Our sun is relatively inactive when it comes to solar weather, to the benefit of Earth, but scientists detailed a star much smaller and cooler that blasts powerful flares with greater frequency.
Published in The Astrophysical Journal, the new study details a red dwarf some 35 light years from Earth in the Boîtes constellation. It is almost small and cool enough to be considered a brown dwarf, according to a news release from the Harvard-Smithsonian Center for Astrophysics (CfA).
The researchers noted how the star completes a rotation every two hours, whereas our sun does so every month, and how it is much more volatile.
"If we lived around a star like this one, we wouldn't have any satellite communications. In fact, it might be extremely difficult for life to evolve at all in such a stormy environment," study lead author Peter Williams, a CfA researchers, said in the release.
Using previous observations made with the Karl G. Jansky Very Large Array in Socorro, N.M., the researchers also found the small red dwarf to have a stronger magnetic field than our sun's.
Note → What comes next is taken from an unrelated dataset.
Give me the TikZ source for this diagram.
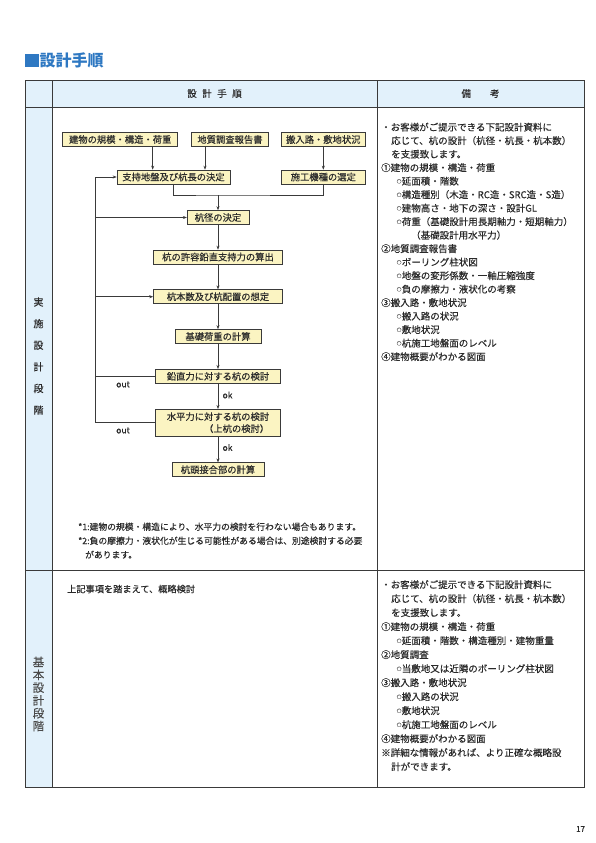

For their study, they used the Atacama Large Millimeter/submillimeter Array (ALMA) in Chile and determined the star produced emissions 10,000 times brighter as well.
"It's like living in Tornado Alley in the U.S. Your location puts you at greater risk of severe storms," Williams said. "A planet in the habitable zone of a star like this would be buffeted by storms much stronger than those generated by the Sun."